ROSITA Gallasch says: Tasmania's education sector has experienced the ups and downs of a year that started with a cloud over many schools and ended with seven choosing to close.
Talk of school closures was never far off the radar, yet the University of Tasmania also made waves when it revealed a major restructure was under way and possibly hundreds of staff may go.
However, there were many high points through the year at both a school and tertiary level, with Tasmanian students and educators leading the nation academically and in research pursuits.
Looking back at 2012 -
Viability issues linger: After 2011, which saw the government backflip on school closures, the end of January saw the much- anticipated report on school viability handed to Education Minister Nick McKim.
Businessman Royce Fairbrother worked with a select group on the reference group to consult with every school and association around the state.
The result: the most comprehensive look at the state's education system in many years, which recommended the government take on eight "important" recommendations.
These included a look at school catchment areas, enrolment numbers and transport.
Reports are being carried out on each of these areas.
Do you give a Gonski?: The much anticipated Gonski report into Australia's education system was well received by educators around the country, but the only question left lingering is: Who is going to pay?
The report recommended an immediate funding boost to the sector of $6.5 billion (on current figures), 30 per cent of which was to come from the federal government and the remainder from the states.
In Tasmania's case, Mr McKim said it would cost about $90 million to implement the reforms.
Despite Prime Minister Julia Gillard's endorsement of the recommendations, a funding model is still being nutted out among state education ministers.
Literacy woes: Tasmania's adult literacy rates have not altered since an Australian Bureau of Statistics survey in 1996 found just 49 per cent or one in two people, did not have the basic skills to read a newspaper, magazine or their mail.
Through the government, literacy volunteers who work directly with those struggling to read and write, have been rolled into LINCs around the state and in October, 26TEN was launched to tackle the problem and the impact it has on the state.
Major restructure: The state's only university revealed plans in July to begin a major restructure and reduce the number of professional and academic staff around the state.
The restructure will result in the establishment of administration, finance and HR hubs to reduce duplication of roles and academic staff with research backgrounds are being sought from overseas to replace those stepping down.
The National Tertiary Education Union believes the university was seeking to get cut staff numbers by 140.
However, the university revealed more than 300 staff had put up their hand to go.
The university is yet to reveal exactly how many staff will go, but it is understood a number have been notified they are getting a redundancy. However, their departures will be staggered over the next year.
Gongs: Numerous school and tertiary educators have been recognised nationally over the past year, picking up awards for teaching and research excellence.
The university has scored some well-earned gongs, having picked up two Commonwealth Government Office for Learning and Teaching grants, improved on its 2012 Academic Ranking of World Universities to 326th place and been recognised nationally by the Australian Research Council for some of the best research in the country.

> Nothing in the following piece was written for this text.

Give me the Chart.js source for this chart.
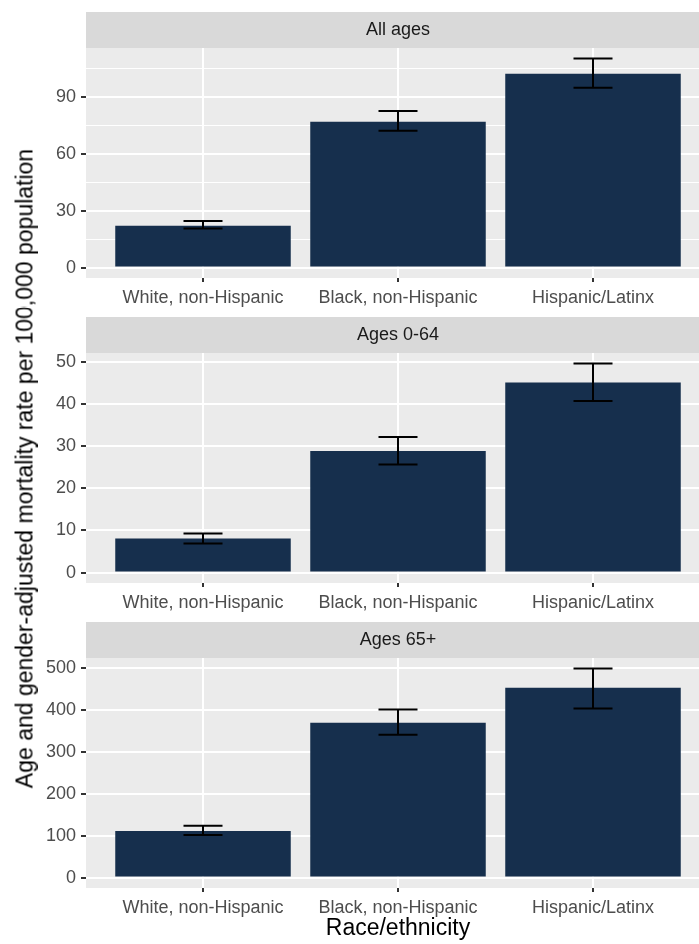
<!DOCTYPE html>
<html lang="en">
<head>
  <meta charset="UTF-8" />
  <title>Mortality rate by race/ethnicity</title>
  <script src="https://cdn.jsdelivr.net/npm/chart.js"></script>
  <style>
    html, body {
      margin: 0;
      padding: 0;
      width: 699px;
      height: 944px;
      overflow: hidden;
      background: #ffffff;
      font-family: 'Liberation Sans', Arial, sans-serif;
    }
    .panel {
      position: absolute;
      left: 0;
      width: 710px;
    }
    #ytitle {
      position: absolute;
      left: -325px;
      top: 457px;
      width: 700px;
      height: 23px;
      line-height: 23px;
      font-size: 23px;
      text-align: center;
      color: #000;
      white-space: nowrap;
      transform: rotate(-90deg);
    }
  </style>
</head>
<body>
  <div class="panel" style="top:12px;height:298px"><canvas id="c1"></canvas></div>
  <div class="panel" style="top:317px;height:298px"><canvas id="c2"></canvas></div>
  <div class="panel" style="top:622px;height:322px"><canvas id="c3"></canvas></div>
  <div id="ytitle">Age and gender-adjusted mortality rate per 100,000 population</div>

  <script>
    const categories = ['White, non-Hispanic', 'Black, non-Hispanic', 'Hispanic/Latinx'];
    const facets = ['All ages', 'Ages 0-64', 'Ages 65+'];

    // rates with lower / upper error bar ends
    const rateAll = [22.1, 76.9, 102.2];
    const lowAll = [20.6, 72.2, 94.9];
    const highAll = [24.5, 82.6, 110.3];

    const rate064 = [8.1, 28.9, 45.2];
    const low064 = [6.9, 25.7, 40.8];
    const high064 = [9.3, 32.2, 49.7];

    const rate65 = [111.5, 370, 453.7];
    const low65 = [102, 341.5, 404.5];
    const high65 = [124, 402, 500];

    const ticksAll = [0, 30, 60, 90];
    const ticks064 = [0, 10, 20, 30, 40, 50];
    const ticks65 = [0, 100, 200, 300, 400, 500];

    const xTitle = 'Race/ethnicity';

    Chart.defaults.font.family = "'Liberation Sans', Arial, sans-serif";
    const STRIP = 36;

    const panelPlugin = {
      id: 'panel',
      beforeDraw(chart) {
        const { ctx, chartArea: a } = chart;
        ctx.save();
        ctx.fillStyle = '#EBEBEB';
        ctx.fillRect(a.left, a.top, a.right - a.left, a.bottom - a.top);
        ctx.fillStyle = '#D9D9D9';
        ctx.fillRect(a.left, a.top - STRIP, a.right - a.left, STRIP);
        ctx.restore();
      },
      afterDatasetsDraw(chart, args, opts) {
        const { ctx } = chart;
        const xs = chart.scales.x, ys = chart.scales.y;
        const half = xs.getPixelForValue(0.1) - xs.getPixelForValue(0);
        ctx.save();
        ctx.strokeStyle = '#000';
        ctx.lineWidth = 2;
        opts.low.forEach((lo, i) => {
          const x = xs.getPixelForValue(i);
          const y1 = ys.getPixelForValue(lo);
          const y2 = ys.getPixelForValue(opts.high[i]);
          ctx.beginPath();
          ctx.moveTo(x, y1); ctx.lineTo(x, y2);
          ctx.moveTo(x - half, y1); ctx.lineTo(x + half, y1);
          ctx.moveTo(x - half, y2); ctx.lineTo(x + half, y2);
          ctx.stroke();
        });
        ctx.restore();
      }
    };

    function makePanel(id, facet, rate, low, high, majors, xHeight, showTitle) {
      const top = Math.max(...high);
      const yMin = -top * 0.05, yMax = top * 1.05;
      const step = majors[1] - majors[0];
      const grid = [];
      for (let v = 0; v <= yMax; v += step / 2) grid.push(v);

      return new Chart(document.getElementById(id), {
        type: 'bar',
        data: {
          datasets: [{
            data: rate.map((v, i) => ({ x: i, y: v })),
            backgroundColor: '#162F4D',
            borderWidth: 0,
            barPercentage: 0.9,
            categoryPercentage: 1
          }]
        },
        options: {
          responsive: true,
          maintainAspectRatio: false,
          animation: false,
          events: [],
          layout: { padding: 0 },
          plugins: {
            legend: { display: false },
            tooltip: { enabled: false },
            title: {
              display: true,
              text: facet,
              fullSize: false,
              color: '#1A1A1A',
              font: { size: 18, weight: 'normal' },
              padding: { top: 7.2, bottom: 7.2 }
            },
            panel: { low: low, high: high }
          },
          scales: {
            x: {
              type: 'linear',
              min: -0.6,
              max: 2.6,
              offset: false,
              afterBuildTicks: s => { s.ticks = categories.map((c, i) => ({ value: i })); },
              afterFit: s => { s.height = xHeight; },
              border: { display: false },
              grid: { offset: false, color: '#FFFFFF', lineWidth: 2, tickColor: '#333333', tickLength: 4 },
              ticks: {
                autoSkip: false,
                maxRotation: 0,
                padding: 5,
                color: '#4D4D4D',
                font: { size: 18 },
                callback: v => categories[v]
              },
              title: {
                display: showTitle,
                text: xTitle,
                color: '#000000',
                font: { size: 23 },
                padding: { top: 0, bottom: 2 }
              }
            },
            y: {
              type: 'linear',
              min: yMin,
              max: yMax,
              afterBuildTicks: s => { s.ticks = grid.map(v => ({ value: v })); },
              afterFit: s => { s.width = 86; },
              border: { display: false },
              grid: {
                color: '#FFFFFF',
                lineWidth: c => majors.includes(c.tick.value) ? 2 : 1,
                tickColor: c => majors.includes(c.tick.value) ? '#333333' : 'rgba(0,0,0,0)',
                tickLength: 5
              },
              ticks: {
                padding: 5,
                color: '#4D4D4D',
                font: { size: 18 },
                callback: v => majors.includes(v) ? String(v) : ''
              }
            }
          }
        },
        plugins: [panelPlugin]
      });
    }

    makePanel('c1', facets[0], rateAll, lowAll, highAll, ticksAll, 32, false);
    makePanel('c2', facets[1], rate064, low064, high064, ticks064, 32, false);
    makePanel('c3', facets[2], rate65, low65, high65, ticks65, 56, true);
  </script>
</body>
</html>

Education for the future: Following widespread consultation on the vocational, education and training sector, the government announced a return to the TAFE system with TasTAFE in June.
Around the same time, SenseT, a data sensor network that brings together information straight from the source, was launched by the university, government and private industry.
The university also got final sign-off for its new $75 million Academy of Creative Industries and Performing Arts in Hobart, which will be headed by the Launceston School of Visual and Performing Arts' Professor Marie Sierra.
In the last business week of December, the university also managed to convince the Launceston City Council to sign off on the $18 million, 120-unit accommodation complex for students at Inveresk.
School closures: On the back of a failed attempt to close schools, in the 2012-13 budget the government announced the $3.5 million School Transition Fund.
The fund was set up as an incentive to help schools already thinking of closing to make the decision themselves and provide funding for parents for new uniforms and infrastructure works.
So far seven schools, including four in the North-West, have put up their hand to close and at least another three in the North are seriously considering their future.
None of the seven schools that closed on the last day of school, were on the government's original hit-list of 20 named in 2011.
Coming and going:
Scotch Oakburn College has farewelled principal of 10 years and Association of Heads of Independent Schools of Australia chairman Andrew Barr, who has moved to The Geelong College.
The university's chancellor, Damian Bugg, also handed over the gown and mortar board to former Labor premier Michael Field, as he takes off to cruise Route 66.